Fiji Government Promotes Awareness Of Rising Sea Levels
By Serafina Silaitoga
SUVA, Fiji (Fiji Times, Aug. 29, 2012) – The iTaukei Ministry in Fiji has started working with villagers through provincial council offices to increase awareness about the effects of climate change. This follows reports of villages affected by rising sea level.
Deputy ministry CEO Colonel Apakuki Kurusiga said provincial council offices around the country had been working with villagers.
"It is very important that villagers know about climate change and its effects on the environment like rising sea level which has become quite visible in some villages," he said.
"We are aware of villages being affected by climate change and it is a concern for all — it's equally important for villagers to understand the effects of climate change. There is one village I know in which relocation has started, so we are working with villagers through provincial offices to take heed of signs of climate change."
Col. Kurusiga said a committee to look after sustaining the environment would soon be formed with the first in the province of Macuata.
"We can already see the effects of climate change, so the committee that will be responsible for sustaining and preserving the environment will also work with villagers on this matter," he said.
Col. Kurusiga said the formation of the committee would be spearheaded by the Macuata Provincial Council office.
He said the committee would include villagers as their views were important.
Divisional planning officer north Alipate Bolalevu confirmed reports of sea water entering village compounds have been received by his office and there was government assistance available through the Climate Change Project. But villagers would have to follow proper channels for assistance. "Reports of villages being affected by rising sea level in Vanua Levu have been discussed in district and provincial council meetings. We are aware of a few villages that are affected by climate change with rising sea level entering village compounds and the issue will be discussed again in upcoming district meetings to identify the villages," Mr. Bolalevu said.
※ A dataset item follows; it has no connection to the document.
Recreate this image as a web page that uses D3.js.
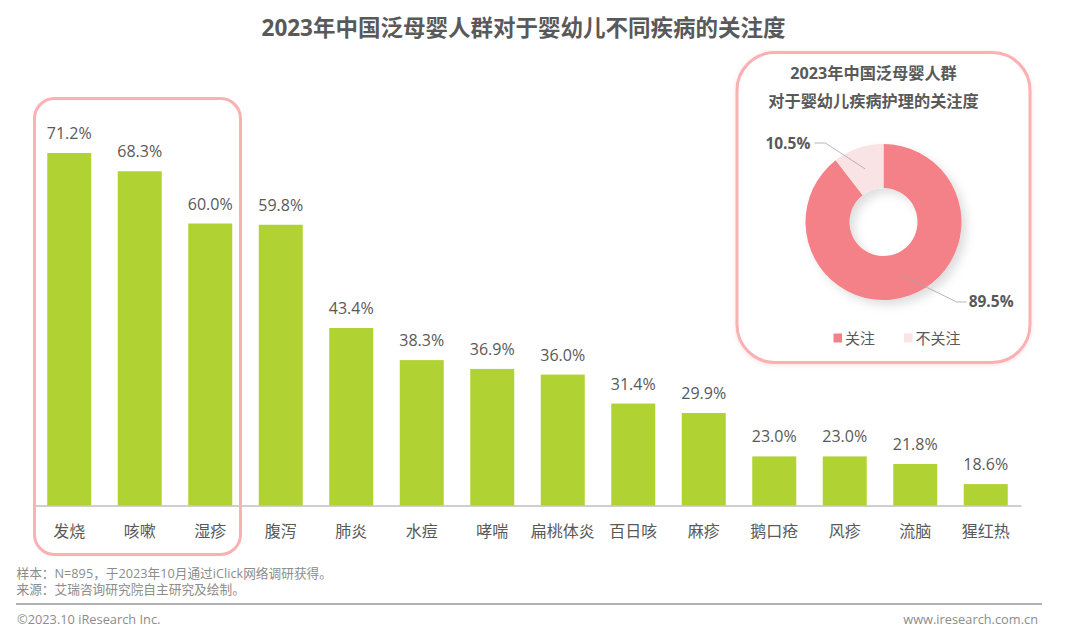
<!DOCTYPE html>
<meta charset="utf-8">
<style>
body{
  margin:0;
  background:#fff;
}
svg{
  display:block;
}
text{
  font-family:"Open Sans","Noto Sans CJK SC",sans-serif;
  fill:#595959;
}
.axis path{
  stroke:#bfbfbf;
  stroke-width:1.5px;
}
.axis line{
  display:none;
}
.frame{
  fill:none;
  stroke:#fbb1b3;
  stroke-width:3px;
}
.note{
  font-size:12.7px;
  fill:#8c8c8c;
}
.foot{
  font-size:12.8px;
  fill:#8c8c8c;
}
</style>
<body>
<script src="https://cdn.jsdelivr.net/npm/d3@7"></script>
<script>
var categories = ['发烧','咳嗽','湿疹','腹泻','肺炎','水痘','哮喘','扁桃体炎','百日咳','麻疹','鹅口疮','风疹','流脑','猩红热'];
var values = [71.2,68.3,60.0,59.8,43.4,38.3,36.9,36.0,31.4,29.9,23.0,23.0,21.8,18.6];
var donutLabels = ['关注','不关注'];
var donutValues = [89.5,10.5];
var donutColors = ['#f48188','#f9e3e5'];
var title = '2023年中国泛母婴人群对于婴幼儿不同疾病的关注度';
var donutTitle = ['2023年中国泛母婴人群','对于婴幼儿疾病护理的关注度'];
var notes = ['样本：N=895，于2023年10月通过iClick网络调研获得。','来源：艾瑞咨询研究院自主研究及绘制。'];

var svg = d3.select('body').append('svg').attr('width',1080).attr('height',634);

var defs = svg.append('defs');
var soft = defs.append('filter').attr('id','soft').attr('x','-20%').attr('y','-20%').attr('width','150%').attr('height','150%');
soft.append('feDropShadow').attr('dx',5).attr('dy',5).attr('stdDeviation',5).attr('flood-color','#000').attr('flood-opacity',0.13);
var glow = defs.append('filter').attr('id','glow').attr('x','-5%').attr('y','-5%').attr('width','110%').attr('height','110%');
glow.append('feDropShadow').attr('dx',0).attr('dy',1).attr('stdDeviation',2).attr('flood-color','#f58289').attr('flood-opacity',0.25);

svg.append('text').attr('x',523.5).attr('y',36).attr('text-anchor','middle')
  .style('font-size','22.5px').style('font-weight',700).text(title);

// the value axis of the original does not start at zero
var x = d3.scaleBand().domain(categories).range([34,1021]).paddingInner(0.376).paddingOuter(0.188);
var y = d3.scaleLinear().domain([15.2,71.2]).range([505.5,153]);

svg.append('g').attr('class','axis').attr('transform','translate(0,505.5)')
  .call(d3.axisBottom(x).tickSize(0).tickSizeOuter(0).tickPadding(20))
  .call(function(g){
    g.selectAll('text').attr('fill',null).style('font-size','16px');
    g.select('.domain').attr('fill','none');
  });

svg.append('g').selectAll('rect').data(values).enter().append('rect')
  .attr('x',function(d,i){ return x(categories[i]); })
  .attr('y',function(d){ return y(d); })
  .attr('width',x.bandwidth())
  .attr('height',function(d){ return y.range()[0]-y(d); })
  .attr('fill','#b0d232');

svg.append('g').selectAll('text').data(values).enter().append('text')
  .attr('x',function(d,i){ return x(categories[i])+x.bandwidth()/2; })
  .attr('y',function(d){ return y(d)-14; })
  .attr('text-anchor','middle')
  .style('font-size','16px')
  .text(function(d){ return d.toFixed(1)+'%'; });

svg.append('rect').attr('class','frame').attr('x',34.5).attr('y',98.5).attr('width',206).attr('height',456).attr('rx',20);

// donut card
svg.append('rect').attr('x',737).attr('y',52.5).attr('width',293).attr('height',310).attr('rx',38)
  .attr('fill','#fff').attr('stroke','#fbb1b3').attr('stroke-width',3).attr('filter','url(#glow)');

svg.selectAll('.dtitle').data(donutTitle).enter().append('text').attr('class','dtitle')
  .attr('x',873.5).attr('y',function(d,i){ return 79+i*28; }).attr('text-anchor','middle')
  .style('font-size','16.2px').style('font-weight',700).text(function(d){ return d; });

var cx = 883.5, cy = 222;
var pie = d3.pie().sort(null);
var arc = d3.arc().innerRadius(34).outerRadius(78);
var donut = svg.append('g').attr('transform','translate('+cx+','+cy+')');
donut.append('g').attr('filter','url(#soft)').selectAll('path').data(pie(donutValues)).enter().append('path')
  .attr('d',arc)
  .attr('fill',function(d,i){ return donutColors[i]; });

// leader lines start at the slice centroid, elbow then run out to the label
var leaders = [{dx:55,dy:27,run:10,gap:2,anchor:'start'},{dx:-40,dy:-26,run:-11,gap:-4,anchor:'end'}];
var line = d3.line();
donut.selectAll('.leader').data(pie(donutValues)).enter().append('path').attr('class','leader')
  .attr('fill','none').attr('stroke','#a6a6a6').attr('stroke-width',0.8)
  .attr('d',function(d,i){
    var c = arc.centroid(d), l = leaders[i];
    return line([c,[c[0]+l.dx,c[1]+l.dy],[c[0]+l.dx+l.run,c[1]+l.dy]]);
  });
donut.selectAll('.plabel').data(pie(donutValues)).enter().append('text').attr('class','plabel')
  .attr('x',function(d,i){ var l = leaders[i]; return arc.centroid(d)[0]+l.dx+l.run+l.gap; })
  .attr('y',function(d,i){ return arc.centroid(d)[1]+leaders[i].dy+5.5; })
  .attr('text-anchor',function(d,i){ return leaders[i].anchor; })
  .style('font-size','15.5px').style('font-weight',700)
  .text(function(d,i){ return donutValues[i].toFixed(1)+'%'; });

var legendX = [833.5,904];
var legend = svg.selectAll('.lg').data(donutLabels).enter().append('g').attr('class','lg')
  .attr('transform',function(d,i){ return 'translate('+legendX[i]+',338)'; });
legend.append('rect').attr('y',-4.5).attr('width',8.5).attr('height',9)
  .attr('fill',function(d,i){ return donutColors[i]; });
legend.append('text').attr('x',11.5).attr('y',5.5).style('font-size','15px').text(function(d){ return d; });

// footer
svg.selectAll('.note').data(notes).enter().append('text').attr('class','note')
  .attr('x',16.5).attr('y',function(d,i){ return 578+i*16; }).text(function(d){ return d; });
svg.append('line').attr('x1',16).attr('x2',1042).attr('y1',604).attr('y2',604).attr('stroke','#999').attr('stroke-width',1.5);
svg.append('text').attr('class','foot').attr('x',17).attr('y',623.5).text('©2023.10 iResearch Inc.');
svg.append('text').attr('class','foot').attr('x',1038).attr('y',623.5).attr('text-anchor','end').text('www.iresearch.com.cn');
</script>
</body>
"Work for the relocation of the first village in Vunidogoloa, Cakaudrove will start this week with delivery of building material to the new site. We hope the villagers can be relocated to the new village site before the end of this year."
He said 30 houses would be built at the new village site.
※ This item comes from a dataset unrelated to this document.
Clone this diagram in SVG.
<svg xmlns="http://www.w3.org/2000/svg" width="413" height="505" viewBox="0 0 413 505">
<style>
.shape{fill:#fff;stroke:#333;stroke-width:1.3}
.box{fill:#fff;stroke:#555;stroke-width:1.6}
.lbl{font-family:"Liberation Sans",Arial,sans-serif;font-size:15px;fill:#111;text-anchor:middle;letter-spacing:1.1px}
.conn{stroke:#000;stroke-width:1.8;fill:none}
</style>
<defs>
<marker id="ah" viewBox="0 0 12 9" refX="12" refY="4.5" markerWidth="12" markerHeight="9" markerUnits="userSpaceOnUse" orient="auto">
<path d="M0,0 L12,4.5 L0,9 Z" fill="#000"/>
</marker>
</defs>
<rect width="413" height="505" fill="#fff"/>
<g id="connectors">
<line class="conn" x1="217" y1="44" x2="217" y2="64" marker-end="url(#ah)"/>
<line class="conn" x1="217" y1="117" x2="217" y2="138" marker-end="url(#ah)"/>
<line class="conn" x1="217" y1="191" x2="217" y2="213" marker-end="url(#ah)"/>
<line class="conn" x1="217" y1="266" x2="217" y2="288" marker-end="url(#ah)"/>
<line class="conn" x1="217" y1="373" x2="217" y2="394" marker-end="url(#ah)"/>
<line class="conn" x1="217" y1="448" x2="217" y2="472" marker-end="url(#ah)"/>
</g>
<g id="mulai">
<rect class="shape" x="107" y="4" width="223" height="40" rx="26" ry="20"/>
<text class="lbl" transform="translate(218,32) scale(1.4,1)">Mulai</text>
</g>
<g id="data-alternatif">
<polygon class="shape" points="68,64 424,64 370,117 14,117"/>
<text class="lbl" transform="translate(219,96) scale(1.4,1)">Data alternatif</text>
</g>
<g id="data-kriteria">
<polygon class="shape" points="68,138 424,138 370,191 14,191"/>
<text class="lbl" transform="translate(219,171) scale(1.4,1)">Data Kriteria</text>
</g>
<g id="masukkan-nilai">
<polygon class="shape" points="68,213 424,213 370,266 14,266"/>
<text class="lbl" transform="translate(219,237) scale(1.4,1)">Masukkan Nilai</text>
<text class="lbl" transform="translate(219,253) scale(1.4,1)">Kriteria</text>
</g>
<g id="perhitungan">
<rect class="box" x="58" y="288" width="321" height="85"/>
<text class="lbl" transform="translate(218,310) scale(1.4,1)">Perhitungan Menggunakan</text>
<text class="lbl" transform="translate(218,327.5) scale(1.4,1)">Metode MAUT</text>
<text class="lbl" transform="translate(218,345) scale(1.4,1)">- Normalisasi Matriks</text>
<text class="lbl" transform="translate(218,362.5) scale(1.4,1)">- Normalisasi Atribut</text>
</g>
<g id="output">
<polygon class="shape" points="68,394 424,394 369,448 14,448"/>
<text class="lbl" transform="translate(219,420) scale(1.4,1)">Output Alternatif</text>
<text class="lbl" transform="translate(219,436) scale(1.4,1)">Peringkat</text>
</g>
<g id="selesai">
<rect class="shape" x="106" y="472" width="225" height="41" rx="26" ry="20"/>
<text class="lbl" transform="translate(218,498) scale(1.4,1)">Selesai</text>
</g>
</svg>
The villagers, Mr. Bolalevu said, provided timber for their new homes while government assisted with the leveling of the new site and other building material.
But he said there were procedures to be followed before government could assist with the relocation of villages.
"The villagers will inform government through district and provincial council meetings of the situation they face in their villages as a result of climate change. Then they will have to identify a new piece of land for relocation and liaise with the mataqali for consent. When that is done, the villagers together with the consent from the mataqali will inform their provincial council offices and then it will come to the Ministry of Provincial Development where assistance and other relocation details would be attended to."
Mr. Bolalevu said having villagers follow proper procedures was imperative to avoid unnecessary hiccups later.